Those are just two cases of hazardous actions in winter resulting in crashes earlier this month in Michigan, and in both cases taking two winter maintenance vehicles out of commission.

“Slippery roads, reduced visibility, and excessive speeds greatly reduce the margin of error in winter driving,” said State Transportation Director Kirk T. Steudle. “We implore private plow operators and motorists to be extra cautious, and avoid doing anything that adds to the hazards of winter driving or roadway maintenance.”

Two main concerns are when residents and businesses pile snow at the ends of driveways along the highway shoulder, and when snow is pushed across the road, leaving snow or slush on the road surface.

The Michigan Vehicle Code prohibits depositing “snow, ice, or slush on any roadway or highway,” and “the obstruction of safety vision by removal or deposit of snow, ice, or slush.” This includes the end of driveways, where banked snow can reduce visibility for vehicles trying to enter the roadway.

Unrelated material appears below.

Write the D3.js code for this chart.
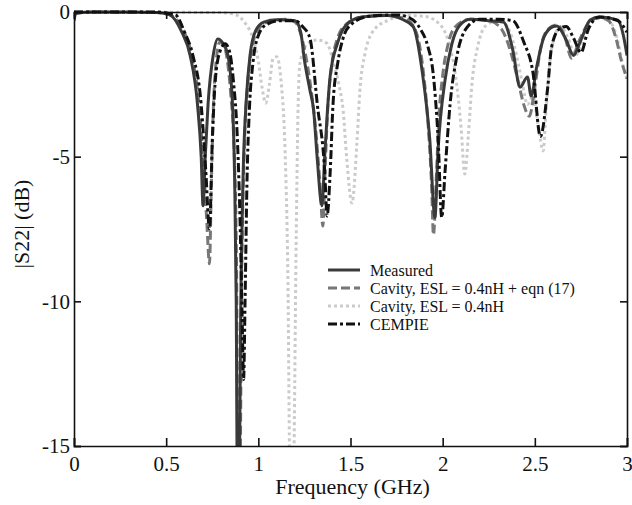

Leaving a trail of snow on the pavement while plowing across the road also can create an added hazard to unsuspecting motorists and to road maintenance personnel.

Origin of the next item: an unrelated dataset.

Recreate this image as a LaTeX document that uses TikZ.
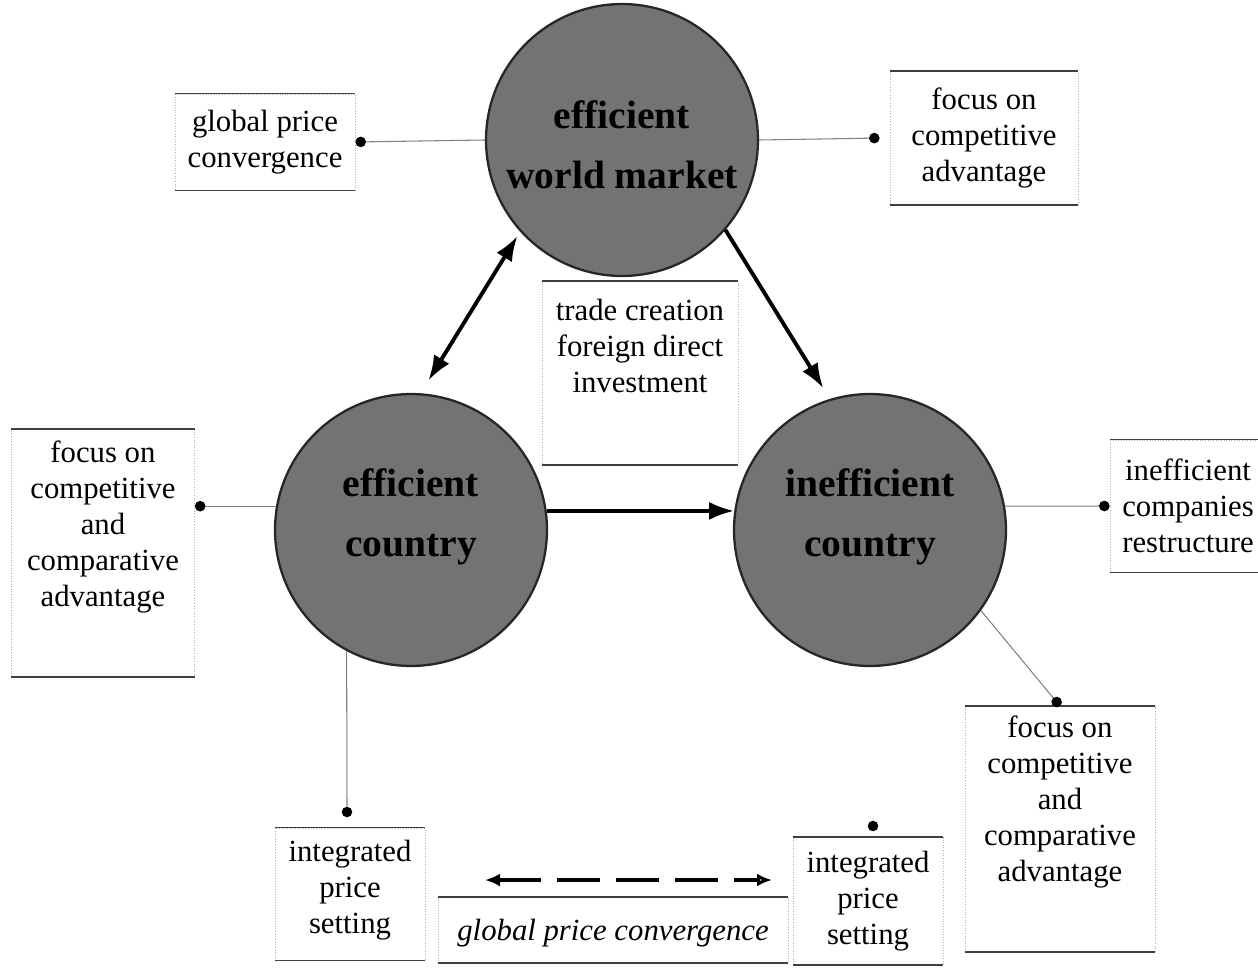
\documentclass[tikz,border=0pt]{standalone}
\usepackage{fontspec}
\setmainfont{Liberation Serif}
\usetikzlibrary{positioning}
\usetikzlibrary{arrows.meta}

\begin{document}
\begin{tikzpicture}[x=0.02cm, y=-0.02cm,
                          market/.style={circle, draw=black!85, line width=1.3pt, fill=black!55, minimum size=5.44cm, inner sep=0pt},
                          markettext/.style={inner sep=0pt, align=center, font=\fontsize{22.5}{34}\selectfont\bfseries},
                          framebox/.style={rectangle, draw=black!30, densely dotted, line width=0.5pt, inner sep=0pt},
                          frameedge/.style={draw=black!75, line width=0.9pt},
                          boxtext/.style={inner sep=0pt, align=center, font=\fontsize{17.5}{20.5}\selectfont},
                          link/.style={draw=black!50, line width=0.6pt, {Circle[black,length=6pt]}-},
                          pin/.style={circle, fill=black, minimum size=6pt, inner sep=0pt},
                          flow/.style={line width=2.2pt, -{Latex[length=5mm,width=3.6mm]}},
                      ]
                      \useasboundingbox (0,0) rectangle (1258,970);

                      %Circles
                      \node[market]      (wm)      at (622,140)     {};
                      \node[market]      (ec)      at (411,530)     {};
                      \node[market]      (ic)      at (870,530)     {};
                      \node[markettext]  (wm_t)    at ([yshift=-0.1cm]wm)  {efficient\\world market};
                      \node[markettext]  (ec_t)    at ([yshift=0.26cm]ec)  {efficient\\country};
                      \node[markettext]  (ic_t)    at ([yshift=0.26cm]ic)  {inefficient\\country};

                      %Boxes
                      \node[framebox, minimum width=3.6cm,  minimum height=1.92cm] (gpc) at (265,142)   {};
                      \node[framebox, minimum width=3.76cm, minimum height=2.66cm] (fca) at (984,138)   {};
                      \node[framebox, minimum width=3.92cm, minimum height=3.66cm] (tdc) at (640,373)   {};
                      \node[framebox, minimum width=3.66cm, minimum height=4.94cm] (fcl) at (103,553)   {};
                      \node[framebox, minimum width=3.04cm, minimum height=2.64cm] (iec) at (1186,506)  {};
                      \node[framebox, minimum width=3cm,    minimum height=2.64cm] (ipl) at (350,894)   {};
                      \node[framebox, minimum width=3cm,    minimum height=2.54cm] (ipr) at (868,901)   {};
                      \node[framebox, minimum width=3.8cm,  minimum height=4.9cm]  (fcr) at (1060,829)  {};
                      \node[framebox, minimum width=7cm,    minimum height=1.3cm]  (gpi) at (613,930)   {};
                      \foreach \b in {gpc,fca,tdc,fcl,iec,ipl,ipr,fcr,gpi}
                          \draw[frameedge] (\b.north west) -- (\b.north east) (\b.south west) -- (\b.south east);

                      %Texts
                      \node[boxtext]     (gpc_t)   at (gpc)                    {global price\\convergence};
                      \node[boxtext]     (fca_t)   at (fca)                    {focus on\\competitive\\advantage};
                      \node[boxtext]     (tdc_t)   [below=0.36cm of tdc.north] {trade creation\\foreign direct\\investment};
                      \node[boxtext]     (fcl_t)   [below=0.22cm of fcl.north] {focus on\\competitive\\and\\comparative\\advantage};
                      \node[boxtext]     (iec_t)   at ([xshift=0.04cm]iec)     {inefficient\\companies\\restructure};
                      \node[boxtext]     (ipl_t)   at ([yshift=0.08cm]ipl)     {integrated\\price\\setting};
                      \node[boxtext]     (ipr_t)   at (ipr)                    {integrated\\price\\setting};
                      \node[boxtext]     (fcr_t)   [below=0.18cm of fcr.north] {focus on\\competitive\\and\\comparative\\advantage};
                      \node[boxtext, font=\fontsize{17.5}{20.5}\selectfont\itshape] (gpi_t) at ([yshift=-0.06cm]gpi) {global price convergence};

                      %Pins
                      \node[pin]         (ipl_pin) at (347,812)      {};
                      \node[pin]         (ipr_pin) at (873,826)      {};
                      \coordinate        (gpi_l)   at (485,880);
                      \coordinate        (gpi_r)   at (772,880);

                      %Lines
                      \draw[link] (gpc.east) -- (wm.west);
                      \draw[link] ([xshift=-0.2cm]fca.west) -- (wm.east);
                      \draw[link] (fcl.east |- ec.170) -- (ec.170);
                      \draw[link] (iec.west) -- (ic.10);
                      \draw[link, -] (ipl_pin) -- (ec.242);
                      \draw[link] (fcr.north) -- (ic.-36);

                      %Arrows
                      \draw[flow, {Latex[length=5mm,width=3.6mm]}-{Latex[length=5mm,width=3.6mm]}, shorten <=0.3cm, shorten >=0.1cm] (ec.86) -- (wm.222);
                      \draw[flow, shorten >=0.25cm] (wm.-41) -- (ic.107);
                      \draw[flow] (ec.8) -- (ic.172);
                      \draw[line width=2pt, dash pattern=on 0.86cm off 0.32cm, {Latex[length=3mm,width=2.6mm]}-{Latex[length=3mm,width=2.6mm,open]}] (gpi_l) -- (gpi_r);
                  \end{tikzpicture}
\end{document}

Motorists also should be particularly careful around winter maintenance snowplows and salt trucks. These large, powerful vehicles may be traveling at slower speeds than vehicles around them, and may be obscured by blowing snow.

“For your safety and the safety of our operators, it’s important to give snowplows a buffer to do their work,” Steudle said.

Some tips for motorists encountering snowplows:

• Snowplows have limited visibility and drivers cannot see directly behind their trucks;

• Snowplows often throw up clouds of snow behind them, reducing visibility for drivers following behind them;

• Motorists should never attempt to pass a moving snowplow on the right. With new wing plows and tow plows, the blade can clear the shoulder and the lane of travel simultaneously. Motorists attempting an illegal pass through a snow cloud on the right and/or shoulder of the road most likely won’t see the plow blade and run the risk of a serious crash; and

• MDOT snowplows throughout Michigan will be driving at 25 mph when applying salt, which helps keep more salt on the roadway driving lanes where it is most effective. Snowplows may travel at up to 45 mph when plowing only.

MDOT says: Drive like you want to make it home tonight.